A Brief History of Bread Baking

You love bread, it's literally baked into your DNA. But, how much do you know about bread? Like actually?

Bread, in its multitude of shapes and sizes, is the most widely consumed food product in the history of humankind. Bread revolutionized humanity. It's packed with carbohydrates, is portable, lasts a long time without preservation techniques, and it's quite easy to find and make. 

Scholars suggest that humans have been eating bread for 30,000+ years, but bread as we know it didn't exist until much later. 

Before there was bread, primitive people discovered gruel. Gruel is a dish that mixes milled grain and water to create a paste, similar to oatmeal, but it's pretty gross to think about. 

Soon, people discovered that you could take that paste mixture and heat it over a fire on a platform, which made it much tastier and more nutritionally complex. 

That's how people ate bread until humanity discovered the process of leavening. In order to leaven bread, you need to add yeast and a controlled fermentation process to incorporate CO2 into the dough. The result is a chewier, lighter, and more appetizing dough overall. 

Early examples of leavened bread include the pita, naan, and flour tortilla.

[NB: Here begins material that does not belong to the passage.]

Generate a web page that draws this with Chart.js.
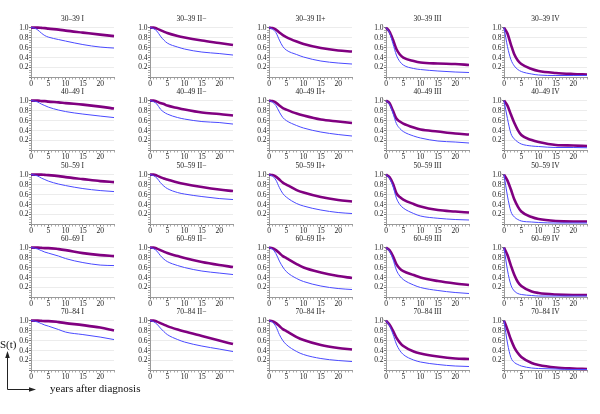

Early bread was naturally leavened with wild yeast that can be found in the air, on the husks of grains, and the bark of trees. 

But, loaves of bread weren't created until people figured out how to refine flour to better accept the fermentation process. Through the refining of flours and use of different grains, ancient bread makers were able to strengthen the glutinous protein bonds, which allowed for a taller, chewier, less dense, and drier dough. From there, modern bread was born.